START

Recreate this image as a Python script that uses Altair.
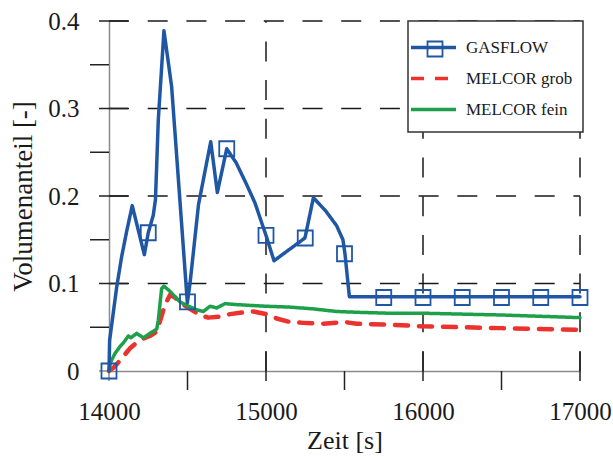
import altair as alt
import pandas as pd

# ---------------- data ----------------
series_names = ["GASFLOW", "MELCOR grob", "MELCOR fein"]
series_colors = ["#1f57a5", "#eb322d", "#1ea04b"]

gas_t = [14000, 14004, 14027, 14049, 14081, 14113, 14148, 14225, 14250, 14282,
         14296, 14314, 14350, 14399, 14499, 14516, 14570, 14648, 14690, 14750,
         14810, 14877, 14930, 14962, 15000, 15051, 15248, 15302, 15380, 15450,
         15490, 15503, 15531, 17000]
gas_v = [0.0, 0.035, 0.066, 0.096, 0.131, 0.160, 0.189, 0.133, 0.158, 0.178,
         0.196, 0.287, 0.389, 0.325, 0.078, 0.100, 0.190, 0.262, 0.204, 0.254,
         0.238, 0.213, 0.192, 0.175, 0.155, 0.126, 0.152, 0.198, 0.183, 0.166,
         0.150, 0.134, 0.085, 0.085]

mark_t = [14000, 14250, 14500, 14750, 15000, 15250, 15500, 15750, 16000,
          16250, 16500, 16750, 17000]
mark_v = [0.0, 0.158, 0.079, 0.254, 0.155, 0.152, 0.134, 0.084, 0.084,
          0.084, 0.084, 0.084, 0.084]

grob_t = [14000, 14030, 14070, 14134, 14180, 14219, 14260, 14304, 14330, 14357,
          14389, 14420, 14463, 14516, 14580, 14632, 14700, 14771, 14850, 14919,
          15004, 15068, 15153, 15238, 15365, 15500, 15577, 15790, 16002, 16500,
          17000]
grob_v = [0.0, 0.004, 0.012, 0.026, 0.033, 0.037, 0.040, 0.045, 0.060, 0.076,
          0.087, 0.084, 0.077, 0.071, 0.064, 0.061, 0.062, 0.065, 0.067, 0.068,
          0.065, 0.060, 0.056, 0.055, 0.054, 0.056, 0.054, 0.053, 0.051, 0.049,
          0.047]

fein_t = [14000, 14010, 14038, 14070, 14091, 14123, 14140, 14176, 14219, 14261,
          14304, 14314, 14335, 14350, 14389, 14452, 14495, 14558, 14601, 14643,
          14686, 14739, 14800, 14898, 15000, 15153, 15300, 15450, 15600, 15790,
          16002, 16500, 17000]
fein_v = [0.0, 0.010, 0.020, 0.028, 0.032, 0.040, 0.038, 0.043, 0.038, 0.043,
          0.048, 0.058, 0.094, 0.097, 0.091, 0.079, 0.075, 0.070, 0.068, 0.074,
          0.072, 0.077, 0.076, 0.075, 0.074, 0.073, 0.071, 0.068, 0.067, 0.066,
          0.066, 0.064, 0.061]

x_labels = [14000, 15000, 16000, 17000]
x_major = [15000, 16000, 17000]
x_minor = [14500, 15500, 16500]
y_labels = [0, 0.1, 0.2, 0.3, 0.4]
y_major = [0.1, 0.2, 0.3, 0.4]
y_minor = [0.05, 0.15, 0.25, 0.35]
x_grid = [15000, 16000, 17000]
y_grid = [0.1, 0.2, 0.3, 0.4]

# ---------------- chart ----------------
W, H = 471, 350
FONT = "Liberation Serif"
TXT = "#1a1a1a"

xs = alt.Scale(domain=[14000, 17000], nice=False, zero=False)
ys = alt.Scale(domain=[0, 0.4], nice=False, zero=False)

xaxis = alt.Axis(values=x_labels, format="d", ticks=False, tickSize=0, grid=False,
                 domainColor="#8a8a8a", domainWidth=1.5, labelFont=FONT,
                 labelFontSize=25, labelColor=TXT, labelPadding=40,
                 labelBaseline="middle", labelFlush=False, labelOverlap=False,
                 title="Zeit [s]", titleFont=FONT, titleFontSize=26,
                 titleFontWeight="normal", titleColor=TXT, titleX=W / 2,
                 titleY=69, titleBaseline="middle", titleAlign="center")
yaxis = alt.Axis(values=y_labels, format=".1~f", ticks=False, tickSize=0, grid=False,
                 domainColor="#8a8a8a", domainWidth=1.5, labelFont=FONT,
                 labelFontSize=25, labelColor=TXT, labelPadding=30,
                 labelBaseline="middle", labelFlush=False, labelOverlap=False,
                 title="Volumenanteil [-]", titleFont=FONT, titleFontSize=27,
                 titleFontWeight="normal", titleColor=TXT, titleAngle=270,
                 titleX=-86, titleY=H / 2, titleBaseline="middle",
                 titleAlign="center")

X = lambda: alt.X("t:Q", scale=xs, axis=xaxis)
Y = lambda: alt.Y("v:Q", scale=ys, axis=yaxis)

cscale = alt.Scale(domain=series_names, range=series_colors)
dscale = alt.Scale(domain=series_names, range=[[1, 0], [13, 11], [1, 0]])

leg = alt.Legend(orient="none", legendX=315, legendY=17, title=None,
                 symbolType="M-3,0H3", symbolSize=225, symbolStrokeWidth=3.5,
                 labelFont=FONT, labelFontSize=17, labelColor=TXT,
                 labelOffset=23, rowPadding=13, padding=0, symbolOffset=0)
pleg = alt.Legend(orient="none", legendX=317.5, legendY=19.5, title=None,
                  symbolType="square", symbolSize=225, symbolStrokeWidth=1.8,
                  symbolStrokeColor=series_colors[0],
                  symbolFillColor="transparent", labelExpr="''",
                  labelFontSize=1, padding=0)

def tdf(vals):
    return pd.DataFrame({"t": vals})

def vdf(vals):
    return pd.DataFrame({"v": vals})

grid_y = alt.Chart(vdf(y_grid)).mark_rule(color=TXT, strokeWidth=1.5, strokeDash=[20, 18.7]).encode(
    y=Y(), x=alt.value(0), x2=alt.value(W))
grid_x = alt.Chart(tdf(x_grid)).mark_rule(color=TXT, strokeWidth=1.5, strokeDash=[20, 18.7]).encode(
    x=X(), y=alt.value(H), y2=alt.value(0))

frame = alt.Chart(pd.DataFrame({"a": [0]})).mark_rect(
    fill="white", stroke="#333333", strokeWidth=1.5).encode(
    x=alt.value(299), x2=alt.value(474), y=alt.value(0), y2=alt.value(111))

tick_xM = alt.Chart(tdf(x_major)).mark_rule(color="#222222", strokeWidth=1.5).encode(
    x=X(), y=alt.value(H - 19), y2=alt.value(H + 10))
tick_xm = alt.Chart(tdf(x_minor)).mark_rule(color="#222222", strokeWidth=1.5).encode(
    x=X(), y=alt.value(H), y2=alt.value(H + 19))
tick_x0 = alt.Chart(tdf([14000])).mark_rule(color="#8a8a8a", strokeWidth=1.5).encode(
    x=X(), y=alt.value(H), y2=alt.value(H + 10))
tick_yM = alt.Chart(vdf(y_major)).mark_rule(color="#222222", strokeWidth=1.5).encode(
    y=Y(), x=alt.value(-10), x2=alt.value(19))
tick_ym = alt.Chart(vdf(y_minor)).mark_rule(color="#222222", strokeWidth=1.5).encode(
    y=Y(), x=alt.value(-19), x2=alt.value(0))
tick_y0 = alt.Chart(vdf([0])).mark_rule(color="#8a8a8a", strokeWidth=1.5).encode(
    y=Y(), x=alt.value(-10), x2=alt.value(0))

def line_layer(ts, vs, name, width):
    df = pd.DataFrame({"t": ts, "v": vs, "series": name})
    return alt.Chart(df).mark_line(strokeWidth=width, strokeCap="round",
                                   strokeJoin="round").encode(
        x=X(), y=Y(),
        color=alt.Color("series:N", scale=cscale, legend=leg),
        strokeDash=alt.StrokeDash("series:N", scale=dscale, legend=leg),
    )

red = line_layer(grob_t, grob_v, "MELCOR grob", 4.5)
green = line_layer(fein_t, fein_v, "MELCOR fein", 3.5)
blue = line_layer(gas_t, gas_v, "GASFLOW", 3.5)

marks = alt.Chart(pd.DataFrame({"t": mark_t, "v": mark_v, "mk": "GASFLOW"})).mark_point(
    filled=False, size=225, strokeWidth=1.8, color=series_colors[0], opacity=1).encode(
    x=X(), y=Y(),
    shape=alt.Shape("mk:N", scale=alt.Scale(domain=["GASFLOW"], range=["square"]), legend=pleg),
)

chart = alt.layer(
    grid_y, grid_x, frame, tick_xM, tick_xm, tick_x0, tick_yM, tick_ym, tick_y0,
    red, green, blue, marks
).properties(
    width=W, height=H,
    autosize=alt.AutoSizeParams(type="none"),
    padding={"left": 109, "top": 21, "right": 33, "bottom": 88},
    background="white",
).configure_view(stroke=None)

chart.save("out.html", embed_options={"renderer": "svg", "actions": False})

END

*Brief*
Your task is to return the lines above, from the first one up to and including the line containing "0.084, 0.084, 0.084, 0.084]", minus any pictures.

*Solution to this exercise*
Recreate this image as a Python script that uses Altair.
import altair as alt
import pandas as pd

# ---------------- data ----------------
series_names = ["GASFLOW", "MELCOR grob", "MELCOR fein"]
series_colors = ["#1f57a5", "#eb322d", "#1ea04b"]

gas_t = [14000, 14004, 14027, 14049, 14081, 14113, 14148, 14225, 14250, 14282,
         14296, 14314, 14350, 14399, 14499, 14516, 14570, 14648, 14690, 14750,
         14810, 14877, 14930, 14962, 15000, 15051, 15248, 15302, 15380, 15450,
         15490, 15503, 15531, 17000]
gas_v = [0.0, 0.035, 0.066, 0.096, 0.131, 0.160, 0.189, 0.133, 0.158, 0.178,
         0.196, 0.287, 0.389, 0.325, 0.078, 0.100, 0.190, 0.262, 0.204, 0.254,
         0.238, 0.213, 0.192, 0.175, 0.155, 0.126, 0.152, 0.198, 0.183, 0.166,
         0.150, 0.134, 0.085, 0.085]

mark_t = [14000, 14250, 14500, 14750, 15000, 15250, 15500, 15750, 16000,
          16250, 16500, 16750, 17000]
mark_v = [0.0, 0.158, 0.079, 0.254, 0.155, 0.152, 0.134, 0.084, 0.084,
          0.084, 0.084, 0.084, 0.084]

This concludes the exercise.